— PROBLEM REQUIREMENTS —
Pictures are not part of the copy. Give again exactly the lines from the one with "Write the TikZ code for this diagram." to the one with "(a4.north) -- (a3.south);", inclusive.

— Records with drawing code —
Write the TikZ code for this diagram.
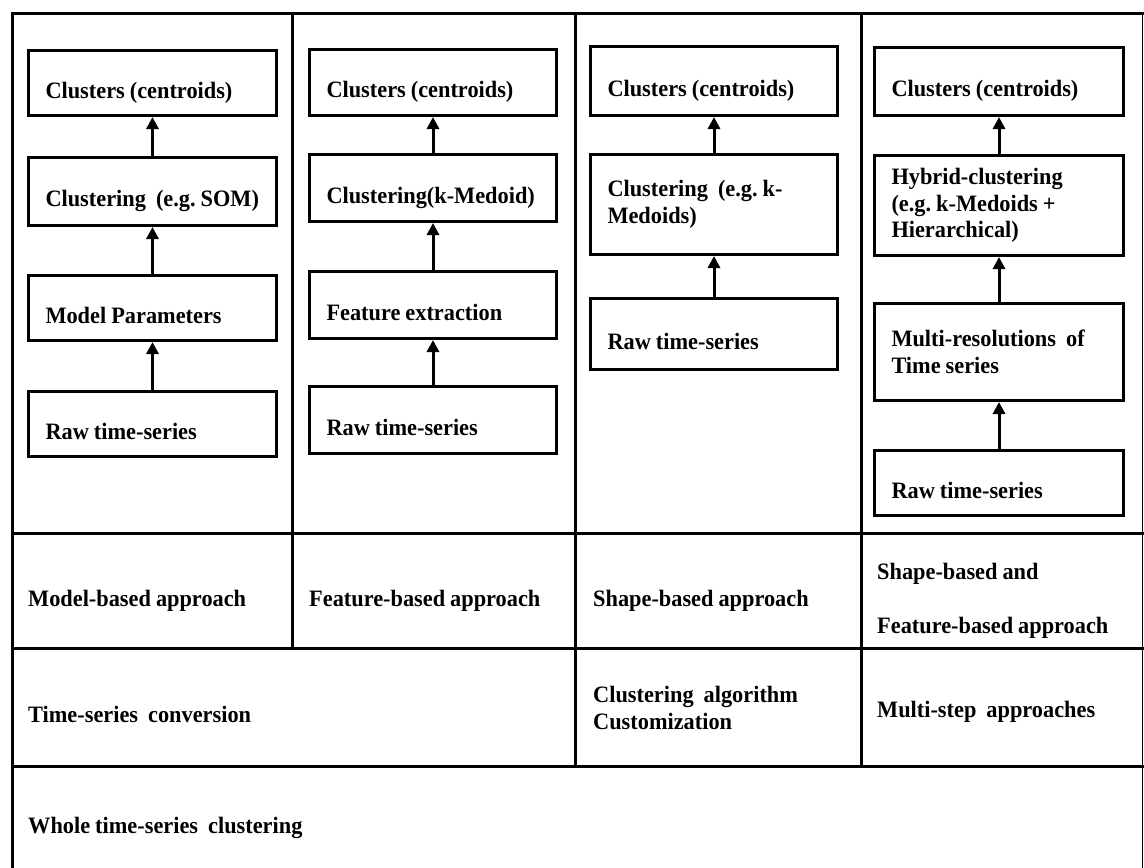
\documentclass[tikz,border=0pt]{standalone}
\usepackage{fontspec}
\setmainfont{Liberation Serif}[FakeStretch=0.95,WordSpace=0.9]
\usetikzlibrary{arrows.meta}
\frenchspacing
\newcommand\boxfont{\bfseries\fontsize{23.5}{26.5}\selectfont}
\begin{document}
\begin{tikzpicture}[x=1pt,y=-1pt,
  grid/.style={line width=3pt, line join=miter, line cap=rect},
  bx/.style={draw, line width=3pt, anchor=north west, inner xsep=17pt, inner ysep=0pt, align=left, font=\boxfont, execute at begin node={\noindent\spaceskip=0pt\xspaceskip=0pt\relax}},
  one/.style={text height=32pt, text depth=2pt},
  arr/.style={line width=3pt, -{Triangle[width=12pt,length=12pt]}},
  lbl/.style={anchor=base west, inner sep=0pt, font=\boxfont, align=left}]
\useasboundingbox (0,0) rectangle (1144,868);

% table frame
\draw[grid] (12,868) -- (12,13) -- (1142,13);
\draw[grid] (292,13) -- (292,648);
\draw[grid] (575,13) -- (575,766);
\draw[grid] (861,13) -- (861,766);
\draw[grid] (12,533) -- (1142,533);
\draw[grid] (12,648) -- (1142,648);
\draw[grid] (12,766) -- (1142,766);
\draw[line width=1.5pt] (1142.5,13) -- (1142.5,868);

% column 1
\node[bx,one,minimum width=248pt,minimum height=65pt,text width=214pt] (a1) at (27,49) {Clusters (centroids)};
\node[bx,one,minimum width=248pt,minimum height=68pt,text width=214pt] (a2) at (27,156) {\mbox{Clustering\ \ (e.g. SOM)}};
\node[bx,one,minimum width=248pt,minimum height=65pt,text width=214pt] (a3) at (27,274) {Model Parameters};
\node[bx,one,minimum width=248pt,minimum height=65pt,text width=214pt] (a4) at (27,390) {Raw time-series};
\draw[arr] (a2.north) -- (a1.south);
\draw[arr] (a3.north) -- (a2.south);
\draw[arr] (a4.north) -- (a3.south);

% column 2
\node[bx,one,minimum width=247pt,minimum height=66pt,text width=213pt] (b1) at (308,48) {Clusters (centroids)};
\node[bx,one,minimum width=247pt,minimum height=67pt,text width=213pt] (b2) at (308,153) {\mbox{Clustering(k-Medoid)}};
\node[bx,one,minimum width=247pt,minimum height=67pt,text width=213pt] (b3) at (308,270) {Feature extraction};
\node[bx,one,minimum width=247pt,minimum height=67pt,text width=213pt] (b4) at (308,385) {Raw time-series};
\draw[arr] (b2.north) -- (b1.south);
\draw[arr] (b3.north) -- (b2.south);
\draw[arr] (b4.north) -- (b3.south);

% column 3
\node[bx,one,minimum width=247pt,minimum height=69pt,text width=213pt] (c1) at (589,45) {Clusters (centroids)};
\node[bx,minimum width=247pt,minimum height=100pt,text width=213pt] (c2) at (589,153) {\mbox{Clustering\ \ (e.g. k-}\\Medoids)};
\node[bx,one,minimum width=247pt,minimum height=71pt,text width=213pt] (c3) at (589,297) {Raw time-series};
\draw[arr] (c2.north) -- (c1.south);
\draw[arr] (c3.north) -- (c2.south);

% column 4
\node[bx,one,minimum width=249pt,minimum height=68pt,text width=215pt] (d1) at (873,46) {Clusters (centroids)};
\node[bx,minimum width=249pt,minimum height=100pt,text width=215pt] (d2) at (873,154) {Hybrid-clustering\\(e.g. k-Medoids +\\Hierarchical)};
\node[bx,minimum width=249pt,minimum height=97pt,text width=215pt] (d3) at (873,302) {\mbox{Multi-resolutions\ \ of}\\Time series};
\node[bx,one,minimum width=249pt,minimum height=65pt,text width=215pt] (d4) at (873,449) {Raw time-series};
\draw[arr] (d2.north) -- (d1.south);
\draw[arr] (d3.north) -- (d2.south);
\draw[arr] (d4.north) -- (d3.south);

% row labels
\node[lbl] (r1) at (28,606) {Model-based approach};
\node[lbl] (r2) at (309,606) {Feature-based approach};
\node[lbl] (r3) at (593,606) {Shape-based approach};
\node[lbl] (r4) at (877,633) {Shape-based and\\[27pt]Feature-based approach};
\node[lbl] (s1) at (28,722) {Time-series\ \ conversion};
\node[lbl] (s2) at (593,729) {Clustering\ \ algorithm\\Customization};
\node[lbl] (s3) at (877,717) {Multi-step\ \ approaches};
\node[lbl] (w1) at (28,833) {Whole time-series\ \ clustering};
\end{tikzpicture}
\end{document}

--

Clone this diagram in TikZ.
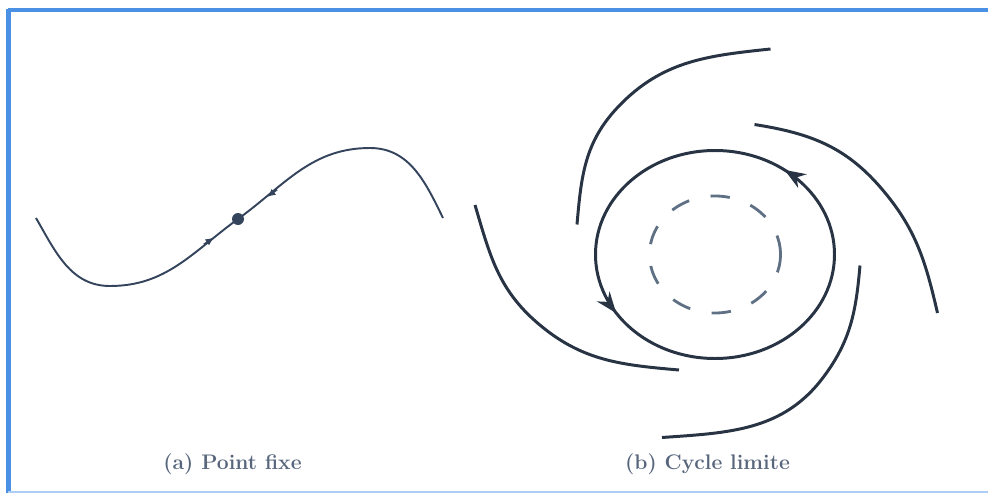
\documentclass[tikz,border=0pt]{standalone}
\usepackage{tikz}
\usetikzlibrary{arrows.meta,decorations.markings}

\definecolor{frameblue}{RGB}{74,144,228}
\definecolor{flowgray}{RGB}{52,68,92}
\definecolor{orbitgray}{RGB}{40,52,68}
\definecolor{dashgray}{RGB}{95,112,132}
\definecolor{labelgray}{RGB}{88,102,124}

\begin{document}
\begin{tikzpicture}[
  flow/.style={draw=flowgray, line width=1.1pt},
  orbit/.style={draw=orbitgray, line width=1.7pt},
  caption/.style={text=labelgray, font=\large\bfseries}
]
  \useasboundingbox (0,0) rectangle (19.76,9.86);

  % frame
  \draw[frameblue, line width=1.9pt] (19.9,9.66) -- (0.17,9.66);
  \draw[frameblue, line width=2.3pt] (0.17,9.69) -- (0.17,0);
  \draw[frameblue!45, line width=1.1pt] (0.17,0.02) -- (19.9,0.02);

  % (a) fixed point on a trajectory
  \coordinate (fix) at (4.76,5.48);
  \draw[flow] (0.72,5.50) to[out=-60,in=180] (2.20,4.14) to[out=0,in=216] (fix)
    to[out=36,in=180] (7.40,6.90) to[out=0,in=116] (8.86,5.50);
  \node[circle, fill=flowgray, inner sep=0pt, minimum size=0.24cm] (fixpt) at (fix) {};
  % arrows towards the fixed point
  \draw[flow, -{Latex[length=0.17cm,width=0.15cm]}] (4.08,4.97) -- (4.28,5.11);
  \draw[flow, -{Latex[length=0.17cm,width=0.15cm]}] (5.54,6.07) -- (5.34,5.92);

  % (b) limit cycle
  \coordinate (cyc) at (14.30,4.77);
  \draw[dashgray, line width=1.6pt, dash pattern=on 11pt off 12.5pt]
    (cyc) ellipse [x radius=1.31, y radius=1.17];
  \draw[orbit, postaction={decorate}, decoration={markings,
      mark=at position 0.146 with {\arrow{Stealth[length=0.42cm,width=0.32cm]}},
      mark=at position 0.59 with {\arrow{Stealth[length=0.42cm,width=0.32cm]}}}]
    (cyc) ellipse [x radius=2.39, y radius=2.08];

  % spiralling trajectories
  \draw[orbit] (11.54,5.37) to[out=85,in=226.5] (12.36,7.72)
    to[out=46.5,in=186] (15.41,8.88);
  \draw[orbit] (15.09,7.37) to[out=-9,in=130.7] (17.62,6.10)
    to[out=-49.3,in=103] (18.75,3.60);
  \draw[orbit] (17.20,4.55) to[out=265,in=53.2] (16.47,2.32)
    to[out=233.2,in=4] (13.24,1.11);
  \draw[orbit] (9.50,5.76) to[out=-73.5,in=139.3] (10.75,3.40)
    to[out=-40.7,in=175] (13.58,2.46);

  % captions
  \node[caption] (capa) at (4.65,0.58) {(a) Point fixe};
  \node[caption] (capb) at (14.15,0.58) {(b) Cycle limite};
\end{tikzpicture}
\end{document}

— OUTPUT FOR THIS EXERCISE —
Write the TikZ code for this diagram.
\documentclass[tikz,border=0pt]{standalone}
\usepackage{fontspec}
\setmainfont{Liberation Serif}[FakeStretch=0.95,WordSpace=0.9]
\usetikzlibrary{arrows.meta}
\frenchspacing
\newcommand\boxfont{\bfseries\fontsize{23.5}{26.5}\selectfont}
\begin{document}
\begin{tikzpicture}[x=1pt,y=-1pt,
  grid/.style={line width=3pt, line join=miter, line cap=rect},
  bx/.style={draw, line width=3pt, anchor=north west, inner xsep=17pt, inner ysep=0pt, align=left, font=\boxfont, execute at begin node={\noindent\spaceskip=0pt\xspaceskip=0pt\relax}},
  one/.style={text height=32pt, text depth=2pt},
  arr/.style={line width=3pt, -{Triangle[width=12pt,length=12pt]}},
  lbl/.style={anchor=base west, inner sep=0pt, font=\boxfont, align=left}]
\useasboundingbox (0,0) rectangle (1144,868);

% table frame
\draw[grid] (12,868) -- (12,13) -- (1142,13);
\draw[grid] (292,13) -- (292,648);
\draw[grid] (575,13) -- (575,766);
\draw[grid] (861,13) -- (861,766);
\draw[grid] (12,533) -- (1142,533);
\draw[grid] (12,648) -- (1142,648);
\draw[grid] (12,766) -- (1142,766);
\draw[line width=1.5pt] (1142.5,13) -- (1142.5,868);

% column 1
\node[bx,one,minimum width=248pt,minimum height=65pt,text width=214pt] (a1) at (27,49) {Clusters (centroids)};
\node[bx,one,minimum width=248pt,minimum height=68pt,text width=214pt] (a2) at (27,156) {\mbox{Clustering\ \ (e.g. SOM)}};
\node[bx,one,minimum width=248pt,minimum height=65pt,text width=214pt] (a3) at (27,274) {Model Parameters};
\node[bx,one,minimum width=248pt,minimum height=65pt,text width=214pt] (a4) at (27,390) {Raw time-series};
\draw[arr] (a2.north) -- (a1.south);
\draw[arr] (a3.north) -- (a2.south);
\draw[arr] (a4.north) -- (a3.south);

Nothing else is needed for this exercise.